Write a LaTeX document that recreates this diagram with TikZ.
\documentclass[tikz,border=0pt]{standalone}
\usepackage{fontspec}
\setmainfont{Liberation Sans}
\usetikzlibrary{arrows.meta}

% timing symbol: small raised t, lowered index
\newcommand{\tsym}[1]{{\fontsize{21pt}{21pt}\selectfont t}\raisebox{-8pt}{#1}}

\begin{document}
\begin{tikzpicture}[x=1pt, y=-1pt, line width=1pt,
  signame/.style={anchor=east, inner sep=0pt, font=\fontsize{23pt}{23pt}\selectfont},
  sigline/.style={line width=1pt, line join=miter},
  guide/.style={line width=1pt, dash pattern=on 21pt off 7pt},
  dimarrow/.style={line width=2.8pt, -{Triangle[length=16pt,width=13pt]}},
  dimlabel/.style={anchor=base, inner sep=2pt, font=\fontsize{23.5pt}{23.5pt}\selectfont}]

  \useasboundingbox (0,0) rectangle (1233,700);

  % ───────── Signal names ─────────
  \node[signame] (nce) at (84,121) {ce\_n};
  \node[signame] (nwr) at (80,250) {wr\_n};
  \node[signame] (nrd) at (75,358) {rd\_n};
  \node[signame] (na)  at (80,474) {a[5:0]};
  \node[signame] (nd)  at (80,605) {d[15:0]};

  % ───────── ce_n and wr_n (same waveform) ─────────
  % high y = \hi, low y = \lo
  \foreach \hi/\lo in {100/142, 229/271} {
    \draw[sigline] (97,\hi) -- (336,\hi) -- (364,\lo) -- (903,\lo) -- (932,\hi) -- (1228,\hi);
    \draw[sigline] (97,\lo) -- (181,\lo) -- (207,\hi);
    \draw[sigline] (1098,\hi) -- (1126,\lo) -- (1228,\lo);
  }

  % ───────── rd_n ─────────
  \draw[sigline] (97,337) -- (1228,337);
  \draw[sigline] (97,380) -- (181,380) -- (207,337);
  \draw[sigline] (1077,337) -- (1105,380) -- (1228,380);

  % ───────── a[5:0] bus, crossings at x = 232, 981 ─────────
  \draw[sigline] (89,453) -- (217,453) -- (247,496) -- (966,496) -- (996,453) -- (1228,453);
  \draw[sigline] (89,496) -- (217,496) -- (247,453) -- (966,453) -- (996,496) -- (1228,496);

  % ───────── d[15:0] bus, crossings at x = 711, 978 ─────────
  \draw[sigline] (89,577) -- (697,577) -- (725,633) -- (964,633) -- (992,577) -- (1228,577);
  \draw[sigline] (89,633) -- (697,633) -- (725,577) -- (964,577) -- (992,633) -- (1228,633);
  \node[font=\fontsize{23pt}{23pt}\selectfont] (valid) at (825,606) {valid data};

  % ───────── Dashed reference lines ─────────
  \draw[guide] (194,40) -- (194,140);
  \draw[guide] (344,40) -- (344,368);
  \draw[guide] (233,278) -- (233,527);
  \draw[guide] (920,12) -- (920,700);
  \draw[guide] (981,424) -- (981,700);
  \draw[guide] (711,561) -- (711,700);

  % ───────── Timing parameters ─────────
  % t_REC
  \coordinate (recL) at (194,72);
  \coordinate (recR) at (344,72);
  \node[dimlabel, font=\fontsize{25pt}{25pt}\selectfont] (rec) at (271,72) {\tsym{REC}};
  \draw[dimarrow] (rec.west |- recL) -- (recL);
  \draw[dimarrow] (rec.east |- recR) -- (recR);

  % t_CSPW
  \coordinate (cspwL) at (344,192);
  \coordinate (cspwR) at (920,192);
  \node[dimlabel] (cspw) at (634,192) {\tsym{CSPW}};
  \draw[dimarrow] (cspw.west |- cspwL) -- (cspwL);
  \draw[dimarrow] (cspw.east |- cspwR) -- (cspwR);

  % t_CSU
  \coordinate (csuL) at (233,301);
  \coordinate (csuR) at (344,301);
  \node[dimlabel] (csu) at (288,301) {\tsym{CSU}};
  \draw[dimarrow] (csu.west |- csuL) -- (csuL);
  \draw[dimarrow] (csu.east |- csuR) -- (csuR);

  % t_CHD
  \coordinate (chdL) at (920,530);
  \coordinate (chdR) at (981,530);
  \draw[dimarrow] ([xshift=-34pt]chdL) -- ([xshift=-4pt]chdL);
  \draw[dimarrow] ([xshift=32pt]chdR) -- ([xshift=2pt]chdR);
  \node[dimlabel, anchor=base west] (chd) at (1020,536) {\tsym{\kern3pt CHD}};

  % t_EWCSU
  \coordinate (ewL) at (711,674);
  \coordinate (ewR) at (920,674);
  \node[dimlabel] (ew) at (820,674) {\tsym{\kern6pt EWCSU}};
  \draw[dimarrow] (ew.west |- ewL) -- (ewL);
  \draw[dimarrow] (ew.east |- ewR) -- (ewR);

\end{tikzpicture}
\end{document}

==================================================

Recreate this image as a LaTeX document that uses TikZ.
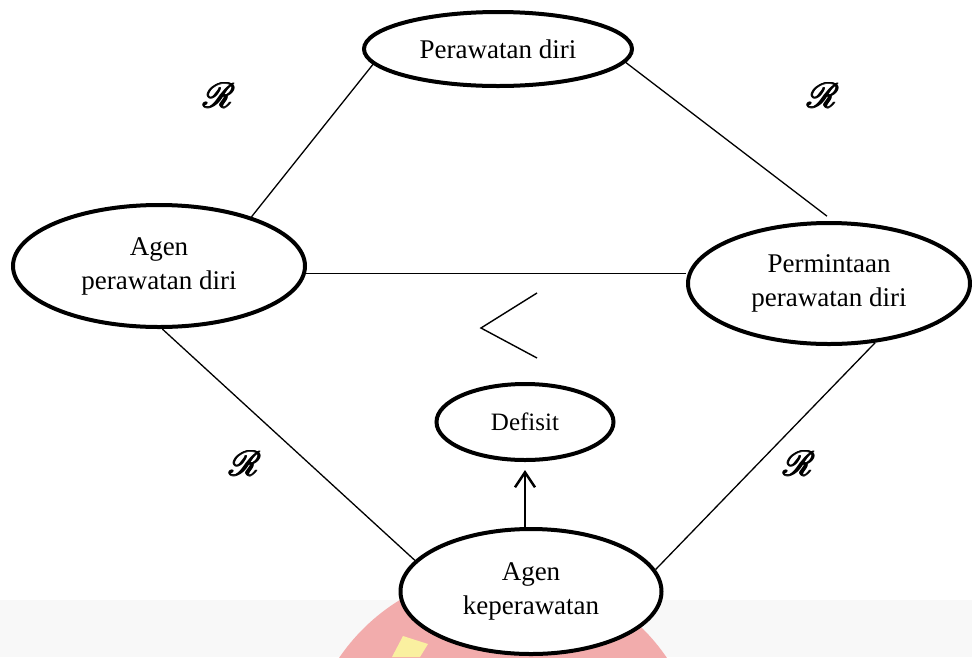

==================================================

= Stated problem =
Above are the records. Print exactly, and only, the lines from the line with "Write a LaTeX" to the line with "(996,496) -- (1228,496);", both inclusive.

= The answer =
Write a LaTeX document that recreates this diagram with TikZ.
\documentclass[tikz,border=0pt]{standalone}
\usepackage{fontspec}
\setmainfont{Liberation Sans}
\usetikzlibrary{arrows.meta}

% timing symbol: small raised t, lowered index
\newcommand{\tsym}[1]{{\fontsize{21pt}{21pt}\selectfont t}\raisebox{-8pt}{#1}}

\begin{document}
\begin{tikzpicture}[x=1pt, y=-1pt, line width=1pt,
  signame/.style={anchor=east, inner sep=0pt, font=\fontsize{23pt}{23pt}\selectfont},
  sigline/.style={line width=1pt, line join=miter},
  guide/.style={line width=1pt, dash pattern=on 21pt off 7pt},
  dimarrow/.style={line width=2.8pt, -{Triangle[length=16pt,width=13pt]}},
  dimlabel/.style={anchor=base, inner sep=2pt, font=\fontsize{23.5pt}{23.5pt}\selectfont}]

  \useasboundingbox (0,0) rectangle (1233,700);

  % ───────── Signal names ─────────
  \node[signame] (nce) at (84,121) {ce\_n};
  \node[signame] (nwr) at (80,250) {wr\_n};
  \node[signame] (nrd) at (75,358) {rd\_n};
  \node[signame] (na)  at (80,474) {a[5:0]};
  \node[signame] (nd)  at (80,605) {d[15:0]};

  % ───────── ce_n and wr_n (same waveform) ─────────
  % high y = \hi, low y = \lo
  \foreach \hi/\lo in {100/142, 229/271} {
    \draw[sigline] (97,\hi) -- (336,\hi) -- (364,\lo) -- (903,\lo) -- (932,\hi) -- (1228,\hi);
    \draw[sigline] (97,\lo) -- (181,\lo) -- (207,\hi);
    \draw[sigline] (1098,\hi) -- (1126,\lo) -- (1228,\lo);
  }

  % ───────── rd_n ─────────
  \draw[sigline] (97,337) -- (1228,337);
  \draw[sigline] (97,380) -- (181,380) -- (207,337);
  \draw[sigline] (1077,337) -- (1105,380) -- (1228,380);

  % ───────── a[5:0] bus, crossings at x = 232, 981 ─────────
  \draw[sigline] (89,453) -- (217,453) -- (247,496) -- (966,496) -- (996,453) -- (1228,453);
  \draw[sigline] (89,496) -- (217,496) -- (247,453) -- (966,453) -- (996,496) -- (1228,496);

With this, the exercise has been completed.